* _GIVEN DATA_:
#####

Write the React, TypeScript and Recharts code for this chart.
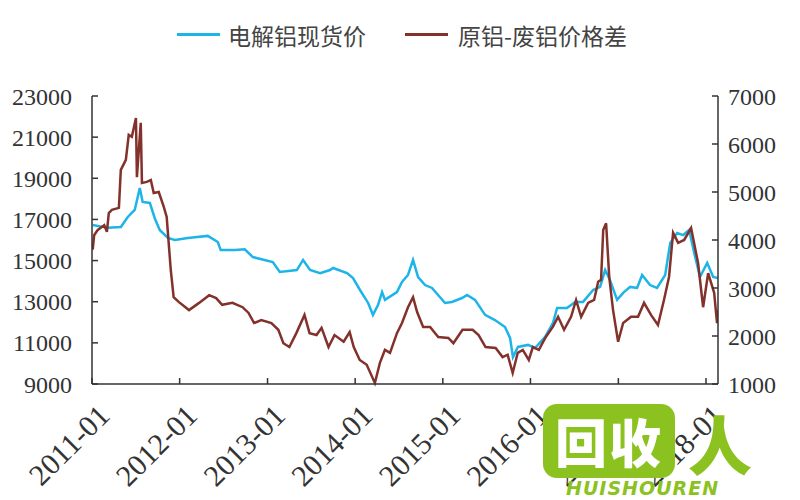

#####

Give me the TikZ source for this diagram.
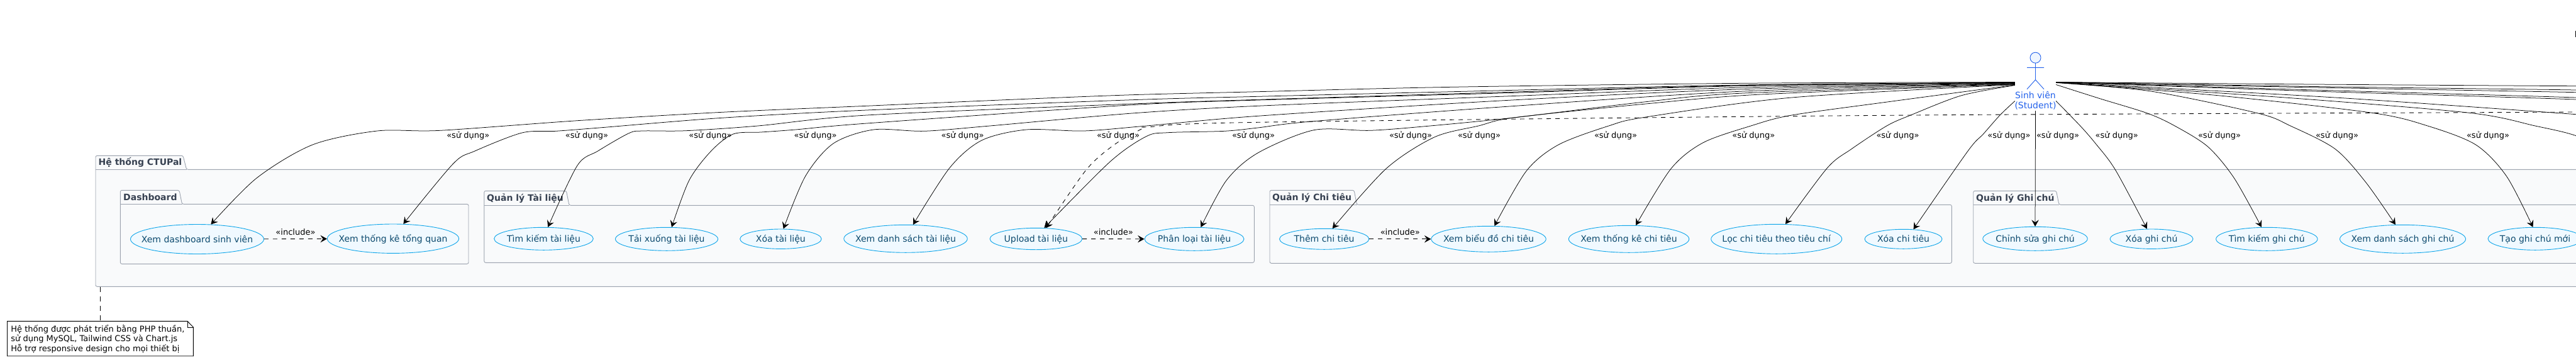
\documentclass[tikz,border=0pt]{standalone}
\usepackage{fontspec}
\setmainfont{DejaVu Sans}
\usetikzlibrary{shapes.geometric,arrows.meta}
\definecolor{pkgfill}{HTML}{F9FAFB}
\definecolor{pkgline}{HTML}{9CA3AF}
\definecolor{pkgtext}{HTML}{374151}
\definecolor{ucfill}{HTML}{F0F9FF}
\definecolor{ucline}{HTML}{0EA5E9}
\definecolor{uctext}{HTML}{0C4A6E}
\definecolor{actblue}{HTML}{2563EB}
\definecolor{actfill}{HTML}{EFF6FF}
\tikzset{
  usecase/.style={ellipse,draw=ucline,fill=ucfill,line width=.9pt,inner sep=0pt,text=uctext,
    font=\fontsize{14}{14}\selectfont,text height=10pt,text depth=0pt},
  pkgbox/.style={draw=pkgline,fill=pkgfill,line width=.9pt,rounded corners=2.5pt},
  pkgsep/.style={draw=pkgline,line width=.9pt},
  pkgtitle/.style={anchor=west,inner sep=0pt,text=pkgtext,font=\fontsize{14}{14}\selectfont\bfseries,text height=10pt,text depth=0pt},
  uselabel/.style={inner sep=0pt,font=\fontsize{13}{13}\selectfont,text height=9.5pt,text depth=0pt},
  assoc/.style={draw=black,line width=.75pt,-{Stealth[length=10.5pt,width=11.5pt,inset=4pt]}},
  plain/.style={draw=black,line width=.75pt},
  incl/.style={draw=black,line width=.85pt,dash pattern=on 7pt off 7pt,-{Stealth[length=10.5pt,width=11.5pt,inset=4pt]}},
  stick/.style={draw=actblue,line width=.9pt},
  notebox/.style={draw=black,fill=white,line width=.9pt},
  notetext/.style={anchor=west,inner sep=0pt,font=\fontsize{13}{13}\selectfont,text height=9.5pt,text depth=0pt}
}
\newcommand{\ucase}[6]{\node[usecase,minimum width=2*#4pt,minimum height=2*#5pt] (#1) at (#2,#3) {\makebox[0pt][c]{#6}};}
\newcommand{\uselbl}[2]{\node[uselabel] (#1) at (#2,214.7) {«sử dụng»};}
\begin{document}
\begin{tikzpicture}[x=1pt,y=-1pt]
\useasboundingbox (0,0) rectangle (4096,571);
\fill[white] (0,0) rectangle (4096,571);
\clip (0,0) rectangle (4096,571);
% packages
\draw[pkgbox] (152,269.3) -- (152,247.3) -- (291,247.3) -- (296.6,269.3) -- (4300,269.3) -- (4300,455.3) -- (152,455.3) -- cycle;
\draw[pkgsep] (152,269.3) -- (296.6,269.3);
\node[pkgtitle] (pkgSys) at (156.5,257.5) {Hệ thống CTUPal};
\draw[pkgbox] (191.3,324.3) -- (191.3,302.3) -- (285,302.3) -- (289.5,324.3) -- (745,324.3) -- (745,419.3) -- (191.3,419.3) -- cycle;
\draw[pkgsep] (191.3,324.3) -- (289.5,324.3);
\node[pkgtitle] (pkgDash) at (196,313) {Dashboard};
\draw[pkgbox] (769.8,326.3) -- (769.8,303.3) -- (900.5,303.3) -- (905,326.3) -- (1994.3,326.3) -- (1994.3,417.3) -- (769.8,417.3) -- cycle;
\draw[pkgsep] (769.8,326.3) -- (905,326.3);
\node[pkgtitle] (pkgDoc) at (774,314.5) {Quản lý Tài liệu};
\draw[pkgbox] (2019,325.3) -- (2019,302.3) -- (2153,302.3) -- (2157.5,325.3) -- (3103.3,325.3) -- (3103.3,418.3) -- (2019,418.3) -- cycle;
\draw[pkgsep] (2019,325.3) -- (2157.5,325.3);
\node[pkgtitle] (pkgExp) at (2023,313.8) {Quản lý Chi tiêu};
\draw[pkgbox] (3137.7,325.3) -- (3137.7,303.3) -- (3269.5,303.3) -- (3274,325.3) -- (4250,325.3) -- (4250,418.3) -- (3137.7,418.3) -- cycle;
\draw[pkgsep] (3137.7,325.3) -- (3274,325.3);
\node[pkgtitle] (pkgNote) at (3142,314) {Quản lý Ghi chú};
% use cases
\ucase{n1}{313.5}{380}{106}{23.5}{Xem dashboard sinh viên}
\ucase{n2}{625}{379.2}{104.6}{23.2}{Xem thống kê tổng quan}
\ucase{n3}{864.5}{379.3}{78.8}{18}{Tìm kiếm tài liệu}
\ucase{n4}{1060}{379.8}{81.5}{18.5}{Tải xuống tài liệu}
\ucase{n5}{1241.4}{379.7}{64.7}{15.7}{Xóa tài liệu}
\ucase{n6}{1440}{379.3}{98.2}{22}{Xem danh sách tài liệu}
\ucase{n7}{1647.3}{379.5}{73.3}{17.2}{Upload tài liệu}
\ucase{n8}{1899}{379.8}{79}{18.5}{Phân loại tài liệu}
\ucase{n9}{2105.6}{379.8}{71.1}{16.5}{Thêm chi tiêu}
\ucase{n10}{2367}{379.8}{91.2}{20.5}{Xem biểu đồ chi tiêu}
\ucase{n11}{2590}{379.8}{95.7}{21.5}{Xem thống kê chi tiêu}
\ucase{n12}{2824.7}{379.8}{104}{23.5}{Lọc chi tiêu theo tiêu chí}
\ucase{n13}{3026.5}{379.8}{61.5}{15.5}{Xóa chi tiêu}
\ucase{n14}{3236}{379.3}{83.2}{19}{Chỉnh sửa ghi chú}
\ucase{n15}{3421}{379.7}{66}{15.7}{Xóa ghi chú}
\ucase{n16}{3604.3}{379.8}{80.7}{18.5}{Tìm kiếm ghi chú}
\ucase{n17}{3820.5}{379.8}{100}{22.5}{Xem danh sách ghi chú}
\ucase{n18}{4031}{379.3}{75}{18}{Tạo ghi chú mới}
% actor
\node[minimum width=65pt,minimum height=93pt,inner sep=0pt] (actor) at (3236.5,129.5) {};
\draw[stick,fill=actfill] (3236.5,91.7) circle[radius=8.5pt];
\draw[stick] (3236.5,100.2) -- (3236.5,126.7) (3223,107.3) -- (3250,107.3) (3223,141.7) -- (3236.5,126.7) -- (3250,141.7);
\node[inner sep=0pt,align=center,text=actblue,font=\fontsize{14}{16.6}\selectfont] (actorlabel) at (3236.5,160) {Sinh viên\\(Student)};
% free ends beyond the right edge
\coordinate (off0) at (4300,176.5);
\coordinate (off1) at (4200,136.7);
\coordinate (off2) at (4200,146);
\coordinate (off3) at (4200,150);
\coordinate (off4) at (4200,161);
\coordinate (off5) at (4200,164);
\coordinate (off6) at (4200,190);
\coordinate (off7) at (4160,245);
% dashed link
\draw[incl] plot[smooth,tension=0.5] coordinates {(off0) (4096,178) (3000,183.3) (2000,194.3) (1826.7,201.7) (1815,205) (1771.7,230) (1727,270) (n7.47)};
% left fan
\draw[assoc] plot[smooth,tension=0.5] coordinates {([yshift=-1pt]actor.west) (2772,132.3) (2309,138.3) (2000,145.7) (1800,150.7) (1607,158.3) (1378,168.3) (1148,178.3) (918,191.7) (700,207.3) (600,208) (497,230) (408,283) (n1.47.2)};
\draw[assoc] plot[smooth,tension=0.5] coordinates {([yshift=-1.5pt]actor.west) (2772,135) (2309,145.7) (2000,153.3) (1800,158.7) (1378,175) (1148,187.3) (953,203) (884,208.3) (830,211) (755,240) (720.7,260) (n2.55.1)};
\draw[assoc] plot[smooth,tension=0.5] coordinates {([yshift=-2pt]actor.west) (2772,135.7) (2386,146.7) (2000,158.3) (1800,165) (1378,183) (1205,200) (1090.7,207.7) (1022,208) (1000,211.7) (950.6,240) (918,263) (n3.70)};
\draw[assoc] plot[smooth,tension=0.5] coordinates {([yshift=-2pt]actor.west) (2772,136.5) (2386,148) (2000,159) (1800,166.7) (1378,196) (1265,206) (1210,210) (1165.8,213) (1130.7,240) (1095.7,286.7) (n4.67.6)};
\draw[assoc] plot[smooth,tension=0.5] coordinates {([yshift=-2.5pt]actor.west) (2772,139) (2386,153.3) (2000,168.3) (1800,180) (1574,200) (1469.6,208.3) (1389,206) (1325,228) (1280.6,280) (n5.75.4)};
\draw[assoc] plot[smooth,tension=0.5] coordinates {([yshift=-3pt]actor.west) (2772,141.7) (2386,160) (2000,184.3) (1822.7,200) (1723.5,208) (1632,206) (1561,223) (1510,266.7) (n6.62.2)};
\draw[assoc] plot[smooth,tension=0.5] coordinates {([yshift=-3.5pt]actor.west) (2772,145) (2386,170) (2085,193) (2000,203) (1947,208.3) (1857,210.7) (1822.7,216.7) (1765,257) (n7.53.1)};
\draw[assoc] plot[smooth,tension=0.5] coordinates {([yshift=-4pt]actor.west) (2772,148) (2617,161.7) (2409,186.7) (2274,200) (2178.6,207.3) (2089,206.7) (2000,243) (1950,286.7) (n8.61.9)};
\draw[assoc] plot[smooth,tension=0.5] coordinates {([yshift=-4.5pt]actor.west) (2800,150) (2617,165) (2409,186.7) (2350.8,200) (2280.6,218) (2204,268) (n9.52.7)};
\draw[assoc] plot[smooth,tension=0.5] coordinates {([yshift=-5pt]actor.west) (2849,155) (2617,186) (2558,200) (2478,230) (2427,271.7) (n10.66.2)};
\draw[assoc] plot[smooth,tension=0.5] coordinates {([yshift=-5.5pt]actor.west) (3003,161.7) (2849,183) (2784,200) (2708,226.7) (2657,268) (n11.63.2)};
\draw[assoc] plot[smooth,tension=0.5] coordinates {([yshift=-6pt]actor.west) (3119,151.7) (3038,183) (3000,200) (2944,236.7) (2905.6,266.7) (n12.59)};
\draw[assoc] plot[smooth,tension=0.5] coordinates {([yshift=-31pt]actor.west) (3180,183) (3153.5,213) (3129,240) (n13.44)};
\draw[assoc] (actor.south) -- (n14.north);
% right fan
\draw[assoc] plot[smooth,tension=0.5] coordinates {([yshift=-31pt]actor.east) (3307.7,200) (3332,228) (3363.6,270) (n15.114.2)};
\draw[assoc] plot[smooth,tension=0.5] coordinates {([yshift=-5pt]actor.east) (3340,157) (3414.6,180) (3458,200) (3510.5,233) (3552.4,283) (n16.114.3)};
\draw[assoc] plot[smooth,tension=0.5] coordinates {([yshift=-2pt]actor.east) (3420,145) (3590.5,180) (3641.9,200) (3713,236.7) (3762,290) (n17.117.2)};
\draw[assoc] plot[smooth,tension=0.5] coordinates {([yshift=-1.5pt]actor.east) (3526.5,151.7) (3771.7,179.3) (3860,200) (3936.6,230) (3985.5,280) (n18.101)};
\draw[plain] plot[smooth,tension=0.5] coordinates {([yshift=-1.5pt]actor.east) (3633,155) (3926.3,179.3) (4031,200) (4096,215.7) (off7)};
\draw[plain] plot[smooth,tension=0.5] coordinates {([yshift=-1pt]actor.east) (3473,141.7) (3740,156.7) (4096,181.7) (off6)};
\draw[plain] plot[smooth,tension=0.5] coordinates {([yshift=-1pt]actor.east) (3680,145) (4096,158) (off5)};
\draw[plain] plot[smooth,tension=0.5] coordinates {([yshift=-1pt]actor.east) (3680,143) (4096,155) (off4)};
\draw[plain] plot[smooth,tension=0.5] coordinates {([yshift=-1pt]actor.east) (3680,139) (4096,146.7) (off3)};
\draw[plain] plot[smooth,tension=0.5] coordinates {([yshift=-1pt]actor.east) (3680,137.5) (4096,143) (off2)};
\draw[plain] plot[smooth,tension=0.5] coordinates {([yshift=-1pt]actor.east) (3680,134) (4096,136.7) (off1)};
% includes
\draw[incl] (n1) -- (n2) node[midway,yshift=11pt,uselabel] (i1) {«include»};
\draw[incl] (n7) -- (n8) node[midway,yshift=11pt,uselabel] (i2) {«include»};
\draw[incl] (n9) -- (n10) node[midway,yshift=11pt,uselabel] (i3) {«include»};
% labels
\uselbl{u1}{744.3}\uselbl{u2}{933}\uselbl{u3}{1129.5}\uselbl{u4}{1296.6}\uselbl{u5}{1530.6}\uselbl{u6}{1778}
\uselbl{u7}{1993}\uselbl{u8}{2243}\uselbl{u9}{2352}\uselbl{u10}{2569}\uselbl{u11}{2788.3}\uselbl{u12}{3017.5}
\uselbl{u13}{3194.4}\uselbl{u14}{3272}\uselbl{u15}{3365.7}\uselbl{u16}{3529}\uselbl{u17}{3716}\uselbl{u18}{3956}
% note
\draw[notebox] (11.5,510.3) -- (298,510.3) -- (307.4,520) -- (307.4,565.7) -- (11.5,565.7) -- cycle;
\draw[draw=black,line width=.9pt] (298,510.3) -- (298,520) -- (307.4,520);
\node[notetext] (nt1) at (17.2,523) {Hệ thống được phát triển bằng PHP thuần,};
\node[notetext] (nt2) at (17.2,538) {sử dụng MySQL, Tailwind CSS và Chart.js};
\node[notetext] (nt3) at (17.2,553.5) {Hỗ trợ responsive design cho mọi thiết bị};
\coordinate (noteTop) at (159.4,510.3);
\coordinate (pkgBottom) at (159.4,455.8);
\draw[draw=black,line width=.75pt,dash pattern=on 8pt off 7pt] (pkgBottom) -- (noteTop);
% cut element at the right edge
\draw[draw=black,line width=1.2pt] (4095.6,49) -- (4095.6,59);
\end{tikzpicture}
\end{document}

#####

* _WRITTEN PROBLEM_:
How many lines in the records above contain the word "this"? Reply with the number alone.

* _EXERCISE SOLUTION_:
2